Sin embargo, Arturo Borda no estuvo completamente solo. En 1936 se publica la primera edición del “atentado de literatura ultraísta” que Laura Villanueva de Rocabado (Hilda Mundy) tuvo la dicha de titular Pirotecnia. Una obra de la misma manera ignorada y quizás ensombrecida por las voces reconocidas de entonces y que más de seis décadas después es rescatada y tomada en cuenta como un gesto vanguardista radical dentro del oscurantismo construido alrededor de la literatura vanguardista en Bolivia. El Loco y Pirotecnia, obras disímiles aunque escritas por dos anarquistas profundamente contestatarios en sus propuestas literarias, artísticas y políticas, consolidan un territorio poco explorado todavía y que despliega nuevas y posibles articulaciones al interior de la literatura escrita en Bolivia.
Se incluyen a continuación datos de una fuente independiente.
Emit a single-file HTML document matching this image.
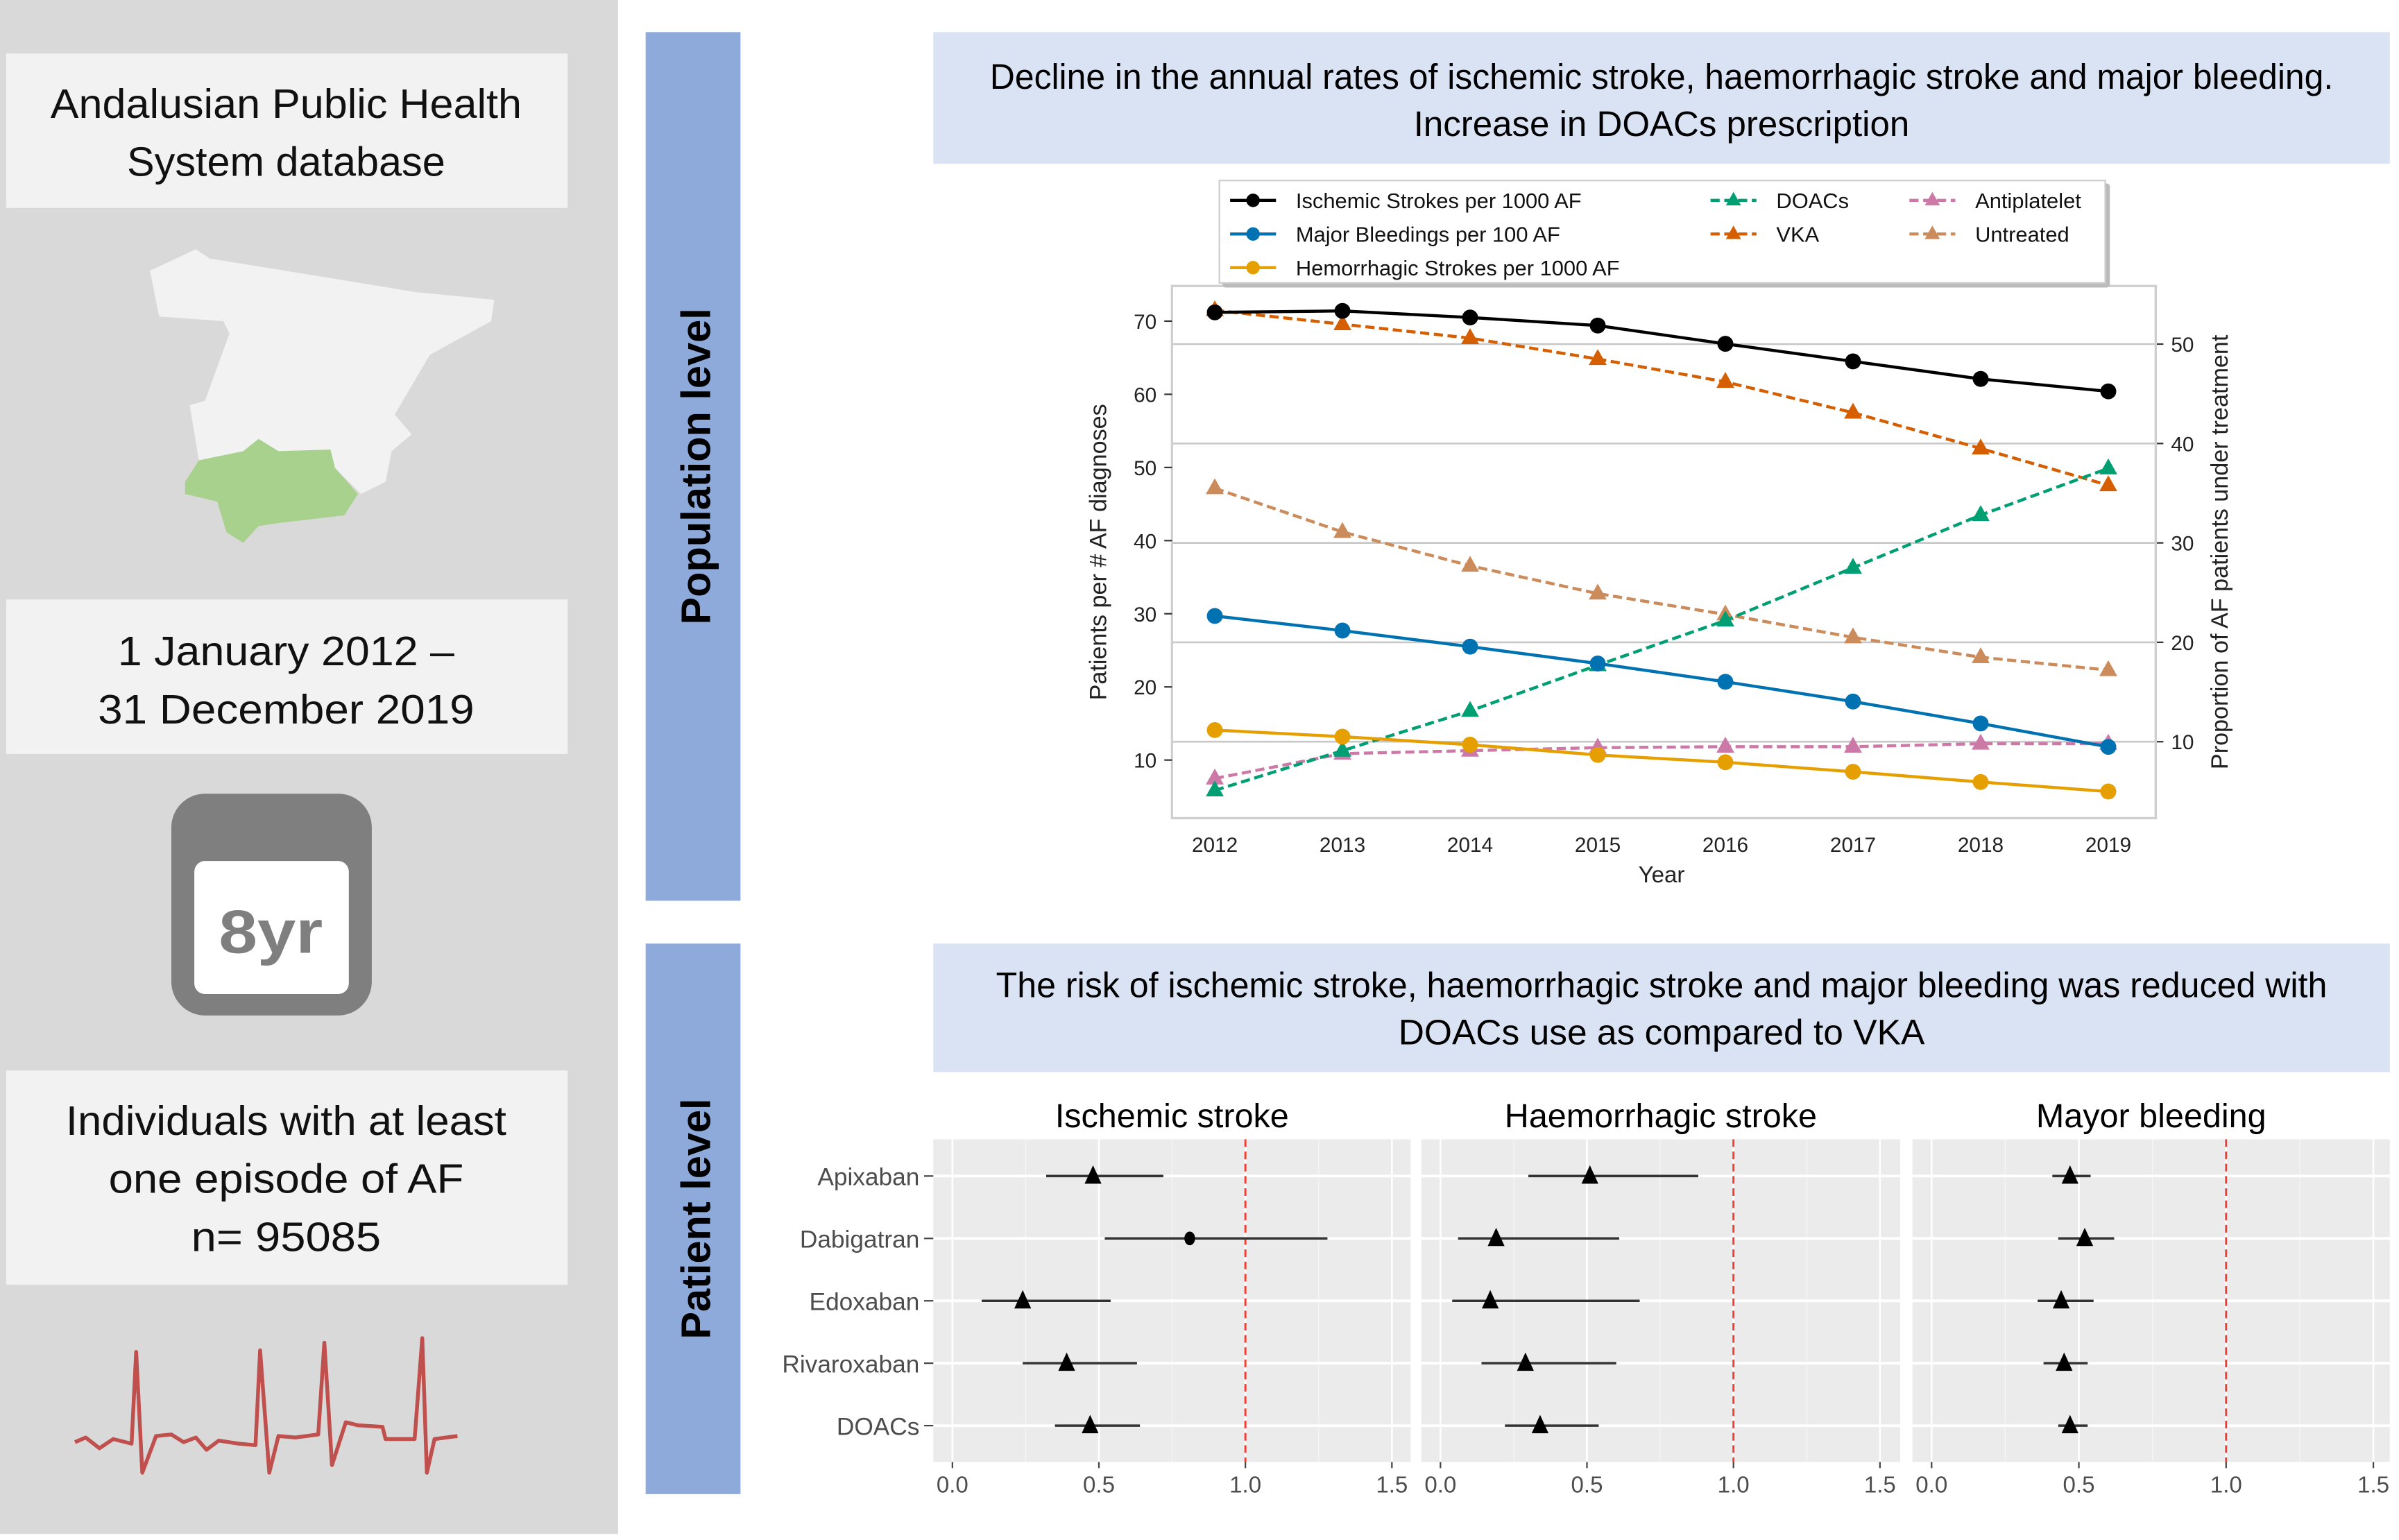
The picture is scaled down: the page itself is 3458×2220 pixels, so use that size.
<!DOCTYPE html>
<html><head><meta charset="utf-8"><style>
html,body{margin:0;padding:0;background:#fff;}
svg{display:block;}
text{font-family:"Liberation Sans",sans-serif;}
</style></head><body>
<svg id="root" width="3458" height="2220" viewBox="0 0 1568 1007" preserveAspectRatio="none" xmlns="http://www.w3.org/2000/svg">
<rect x="0" y="0" width="1568" height="1007" fill="#fff"/>
<g>
<rect x="0" y="0" width="404" height="1003" fill="#d9d9d9"/>
<rect x="4" y="35" width="367" height="101" fill="#f2f2f2"/>
<text x="187" y="77" font-size="27" text-anchor="middle" fill="#111" textLength="308" lengthAdjust="spacingAndGlyphs">Andalusian Public Health</text>
<text x="187" y="115" font-size="27" text-anchor="middle" fill="#111" textLength="208" lengthAdjust="spacingAndGlyphs">System database</text>
<polygon fill="#f2f2f2" points="98,177 128,163 137,169 272,191 323,196 321,210 281,232 258,271 269,284 256,295 252,315 236,323 219,306 216,294 182,295 169,287 159,295 130,301 124,265 134,262 150,218 146,210 104,207"/>
<polygon fill="#a9d18e" points="121,315 130,301 159,295 169,287 182,295 216,294 219,306 234,323 225,337 182,342 169,344 159,355 148,348 142,328 121,323"/>
<rect x="4" y="392" width="367" height="101" fill="#f2f2f2"/>
<text x="187" y="435" font-size="27" text-anchor="middle" fill="#111" textLength="220" lengthAdjust="spacingAndGlyphs">1 January 2012 –</text>
<text x="187" y="473" font-size="27" text-anchor="middle" fill="#111" textLength="246" lengthAdjust="spacingAndGlyphs">31 December 2019</text>
<rect x="112" y="519" width="131" height="145" rx="22" fill="#7f7f7f"/>
<rect x="127" y="563" width="101" height="87" rx="7" fill="#fff"/>
<text x="177" y="623" font-size="40" font-weight="bold" text-anchor="middle" fill="#7f7f7f" textLength="68" lengthAdjust="spacingAndGlyphs">8yr</text>
<rect x="4" y="700" width="367" height="140" fill="#f2f2f2"/>
<text x="187" y="742" font-size="27" text-anchor="middle" fill="#111" textLength="288" lengthAdjust="spacingAndGlyphs">Individuals with at least</text>
<text x="187" y="780" font-size="27" text-anchor="middle" fill="#111" textLength="232" lengthAdjust="spacingAndGlyphs">one episode of AF</text>
<text x="187" y="818" font-size="27" text-anchor="middle" fill="#111" textLength="124" lengthAdjust="spacingAndGlyphs">n= 95085</text>
<polyline fill="none" stroke="#c0504d" stroke-width="2.5" stroke-linejoin="round" points="49,943 56,940 65,947 74,941 86,944 89,884 93,963 102,939 112,938 120,943 128,940 135,948 143,942 156,944 167,945 170,883 176,963 182,939 193,940 208,938 212,878 217,958 226,930 234,932 250,933 252,941 271,941 276,875 279,963 284,941 299,939"/>
</g>
<rect x="422" y="21" width="62" height="568" fill="#8eaadb"/>
<text transform="translate(464,305) rotate(-90)" font-size="27" font-weight="bold" text-anchor="middle" fill="#000">Population level</text>
<rect x="422" y="617" width="62" height="360" fill="#8eaadb"/>
<text transform="translate(464,797) rotate(-90)" font-size="27" font-weight="bold" text-anchor="middle" fill="#000">Patient level</text>
<rect x="610" y="21" width="952" height="86" fill="#dae3f3"/>
<text x="1086" y="58" font-size="23" text-anchor="middle" fill="#000" textLength="878" lengthAdjust="spacingAndGlyphs">Decline in the annual rates of ischemic stroke, haemorrhagic stroke and major bleeding.</text>
<text x="1086" y="89" font-size="23" text-anchor="middle" fill="#000" textLength="324" lengthAdjust="spacingAndGlyphs">Increase in DOACs prescription</text>
<rect x="610" y="617" width="952" height="84" fill="#dae3f3"/>
<text x="1086" y="652" font-size="23" text-anchor="middle" fill="#000" textLength="870" lengthAdjust="spacingAndGlyphs">The risk of ischemic stroke, haemorrhagic stroke and major bleeding was reduced with</text>
<text x="1086" y="683" font-size="23" text-anchor="middle" fill="#000" textLength="344" lengthAdjust="spacingAndGlyphs">DOACs use as compared to VKA</text>
<g id="linechart"></g>
<g id="forest"></g>
</svg>
<script>
const NS='http://www.w3.org/2000/svg';
const years=[2012,2013,2014,2015,2016,2017,2018,2019];
const ischemic=[71.2,71.4,70.5,69.4,66.9,64.5,62.1,60.4];
const bleeding=[29.7,27.7,25.5,23.2,20.7,18.0,15.0,11.8];
const hemorrhagic=[14.1,13.2,12.1,10.7,9.7,8.4,7.0,5.7];
const doacs=[5.1,9.1,13.1,17.7,22.2,27.5,32.8,37.5];
const vka=[53.4,52.0,50.6,48.5,46.2,43.1,39.5,35.8];
const antiplatelet=[6.3,8.8,9.1,9.4,9.5,9.5,9.8,9.8];
const untreated=[35.5,31.1,27.7,24.9,22.8,20.5,18.5,17.2];
const leftTicks=[10,20,30,40,50,60,70];
const rightTicks=[10,20,30,40,50];
const drugs=['Apixaban','Dabigatran','Edoxaban','Rivaroxaban','DOACs'];
const panelTitles=['Ischemic stroke','Haemorrhagic stroke','Mayor bleeding'];
const isEst=[0.48,0.81,0.24,0.39,0.47];
const isLo=[0.32,0.52,0.10,0.24,0.35];
const isHi=[0.72,1.28,0.54,0.63,0.64];
const hsEst=[0.51,0.19,0.17,0.29,0.34];
const hsLo=[0.30,0.06,0.04,0.14,0.22];
const hsHi=[0.88,0.61,0.68,0.60,0.54];
const mbEst=[0.47,0.52,0.44,0.45,0.47];
const mbLo=[0.41,0.43,0.36,0.38,0.43];
const mbHi=[0.54,0.62,0.55,0.53,0.53];
const forestTicks=[0,0.5,1.0,1.5];

function mk(tag,attrs,parent){const e=document.createElementNS(NS,tag);for(const k in attrs)e.setAttribute(k,attrs[k]);parent.appendChild(e);return e;}

const lc=document.getElementById('linechart');
const X0=766,X1=1409,Y0=187,Y1=535;
const xs=y=>794+(y-2012)*(1378-794)/7;
const yl=v=>497-(v-10)*(497-210)/60;
const yr=v=>485-(v-10)*(485-225)/40;
rightTicks.forEach(t=>{
 const g=mk('line',{x1:X0,x2:X1,y1:yr(t),y2:yr(t),stroke:'#c8c8c8','stroke-width':1.2},lc);
 
 
 mk('line',{x1:X1,x2:X1+5,y1:yr(t),y2:yr(t),stroke:'#333','stroke-width':1},lc);
 const tx=mk('text',{x:X1+10,y:yr(t)+5,'font-size':13.5,fill:'#222'},lc);tx.textContent=t;
 
 
});
mk('rect',{x:X0,y:Y0,width:X1-X0,height:Y1-Y0,fill:'none',stroke:'#cfcfcf','stroke-width':1.5},lc);
leftTicks.forEach(t=>{
 mk('line',{x1:X0-5,x2:X0,y1:yl(t),y2:yl(t),stroke:'#333','stroke-width':1},lc);
 const tx=mk('text',{x:X0-10,y:yl(t)+5,'font-size':13.5,fill:'#222','text-anchor':'end'},lc);tx.textContent=t;
 
 
});
years.forEach(y=>{
 const tx=mk('text',{x:xs(y),y:557,'font-size':13.5,fill:'#222','text-anchor':'middle'},lc);tx.textContent=y;
 
 
});
let t=mk('text',{x:1086,y:577,'font-size':15,fill:'#222','text-anchor':'middle'},lc);t.textContent='Year';

t=mk('text',{transform:'translate(723,361) rotate(-90)','font-size':15.5,fill:'#222','text-anchor':'middle'},lc);t.textContent='Patients per # AF diagnoses';

t=mk('text',{transform:'translate(1456,361) rotate(-90)','font-size':15.5,fill:'#222','text-anchor':'middle'},lc);t.textContent='Proportion of AF patients under treatment';


const series=[
 {name:'vka',d:vka,c:'#d55e00',dash:true,ax:yr,m:'tri'},
 {name:'untreated',d:untreated,c:'#cc8b5a',dash:true,ax:yr,m:'tri'},
 {name:'antiplatelet',d:antiplatelet,c:'#cc79a7',dash:true,ax:yr,m:'tri'},
 {name:'doacs',d:doacs,c:'#009e73',dash:true,ax:yr,m:'tri'},
 {name:'hemorrhagic',d:hemorrhagic,c:'#e69f00',dash:false,ax:yl,m:'dot'},
 {name:'bleeding',d:bleeding,c:'#0072b2',dash:false,ax:yl,m:'dot'},
 {name:'ischemic',d:ischemic,c:'#000',dash:false,ax:yl,m:'dot'}
];
function marker(g,x,y,s,c,sz){
 if(s==='tri') return mk('polygon',{points:`${x},${y-sz} ${x-sz*0.9},${y+sz*0.6} ${x+sz*0.9},${y+sz*0.6}`,fill:c},g);
 return mk('circle',{cx:x,cy:y,r:sz*0.8,fill:c},g);
}
series.forEach(s=>{
 const g=mk('g',{},lc);
 
 
 const pts=s.d.map((v,i)=>xs(years[i])+','+s.ax(v)).join(' ');
 const pl=mk('polyline',{points:pts,fill:'none',stroke:s.c,'stroke-width':2,'stroke-dasharray':s.dash?'6,3':'none'},g);
 
 
 s.d.forEach((v,i)=>{const m=marker(g,xs(years[i]),s.ax(v),s.m,s.c,6.5);
  
  });
});
const lg=mk('g',{},lc);


mk('rect',{x:799,y:120,width:580,height:68,fill:'#bbb',rx:2},lg);
mk('rect',{x:797,y:118,width:579,height:67,fill:'#fff',stroke:'#ccc','stroke-width':1},lg);
const legItems=[
 ['Ischemic Strokes per 1000 AF','#000',false,'dot',804,131],
 ['Major Bleedings per 100 AF','#0072b2',false,'dot',804,153],
 ['Hemorrhagic Strokes per 1000 AF','#e69f00',false,'dot',804,175],
 ['DOACs','#009e73',true,'tri',1118,131],
 ['VKA','#d55e00',true,'tri',1118,153],
 ['Antiplatelet','#cc79a7',true,'tri',1248,131],
 ['Untreated','#cc8b5a',true,'tri',1248,153]
];
legItems.forEach(it=>{
 const g=mk('g',{},lg);
 
 
 mk('line',{x1:it[4],x2:it[4]+30,y1:it[5],y2:it[5],stroke:it[1],'stroke-width':2,'stroke-dasharray':it[2]?'6,3':'none'},g);
 marker(g,it[4]+15,it[5],it[3],it[1],5.5);
 const tx=mk('text',{x:it[4]+43,y:it[5]+5,'font-size':14,fill:'#111'},g);tx.textContent=it[0];
});

const fp=document.getElementById('forest');
const panels=[{x:610,w:312,s:191.5,est:isEst,lo:isLo,hi:isHi},{x:929,w:313,s:191.5,est:hsEst,lo:hsLo,hi:hsHi},{x:1250,w:312,s:192.5,est:mbEst,lo:mbLo,hi:mbHi}];
const rowY=i=>769+i*40.8;
const PY0=745,PY1=956;
panels.forEach((p,pi)=>{
 const g=mk('g',{},fp);
 
 
 const fx=v=>p.x+12.5+v*p.s;
 mk('rect',{x:p.x,y:PY0,width:p.w,height:PY1-PY0,fill:'#ebebeb'},g);
 [0.25,0.75,1.25].forEach(v=>mk('line',{x1:fx(v),x2:fx(v),y1:PY0,y2:PY1,stroke:'#f5f5f5','stroke-width':0.6},g));
 forestTicks.forEach(v=>{
  mk('line',{x1:fx(v),x2:fx(v),y1:PY0,y2:PY1,stroke:'#fff','stroke-width':1.2},g);
  mk('line',{x1:fx(v),x2:fx(v),y1:PY1,y2:PY1+4,stroke:'#444','stroke-width':1},g);
  const tx=mk('text',{x:fx(v),y:976,'font-size':15,fill:'#4d4d4d','text-anchor':'middle'},g);tx.textContent=v.toFixed(1);
  
  
 });
 drugs.forEach((d,i)=>mk('line',{x1:p.x,x2:p.x+p.w,y1:rowY(i),y2:rowY(i),stroke:'#fff','stroke-width':1.8},g));
 const rl=mk('line',{x1:fx(1),x2:fx(1),y1:PY0,y2:PY1,stroke:'#f03c32','stroke-width':1.3,'stroke-dasharray':'5,3'},g);
 
 
 const tt=mk('text',{x:p.x+p.w/2,y:737,'font-size':22,fill:'#000','text-anchor':'middle'},g);tt.textContent=panelTitles[pi];
 
 
 drugs.forEach((d,i)=>{
  const ci=mk('line',{x1:fx(p.lo[i]),x2:fx(p.hi[i]),y1:rowY(i),y2:rowY(i),stroke:'#333','stroke-width':1.6},g);
  
  
  const x=fx(p.est[i]),y=rowY(i);
  let m;
  if(pi===0&&i===1) m=mk('ellipse',{cx:x,cy:y,rx:3.5,ry:4.5,fill:'#000'},g);
  else m=mk('polygon',{points:`${x},${y-7} ${x-5.5},${y+5} ${x+5.5},${y+5}`,fill:'#000'},g);
  
  
 });
});
drugs.forEach((d,i)=>{
 const tx=mk('text',{x:601,y:rowY(i)+6,'font-size':16,fill:'#4d4d4d','text-anchor':'end'},fp);tx.textContent=d;
 
 
 mk('line',{x1:604,x2:610,y1:rowY(i),y2:rowY(i),stroke:'#444','stroke-width':1},fp);
});
</script>
</body></html>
Ambos autores hacen posible ampliar nuestra comprensión del fenómeno de las vanguardias asumiéndolo como una compleja constelación de voces plurales y solitarias, a partir de lo cual surge la necesidad de iniciar una discusión y repensar el tema de la vanguardia en Bolivia, así como de su posible aunque no necesaria rearticulación en el circuito vanguardista latinoamericano. El reto queda abierto, si pensamos además que El Loco y Pirotecnia piensan la modernidad del siglo XX de un modo particular e irrepetible, otorgando un sentido histórico que se disloca de lo moderno para revelar una imagen distinta del deseo colectivo, de esa muchedumbre de solitarios prendidos en la imagen visionaria de la anticipación y expresión imaginativa de un nuevo mundo.
Desde la pirotecnia y la locura se volatilizan las ilusiones de lo moderno con una dosis de humor desacralizador difícilmente equiparable a otras obras de la época. Sin proselitismo ni nostalgia conservadora del pasado; si en algo coinciden Borda y Mundy habrá de ser en que ambos operan desde la fugacidad de una ironía que desentroniza los sentidos hasta hacerlos desaparecer. Tal su celebración. Lanzar el fuego fatuo de sus palabras fragmentarias, “policoloras” diría Mundy, “poliinfinitas” acotaría el Loco, dispersas ambas contra su época y, mejor todavía, contra toda la literatura de su época.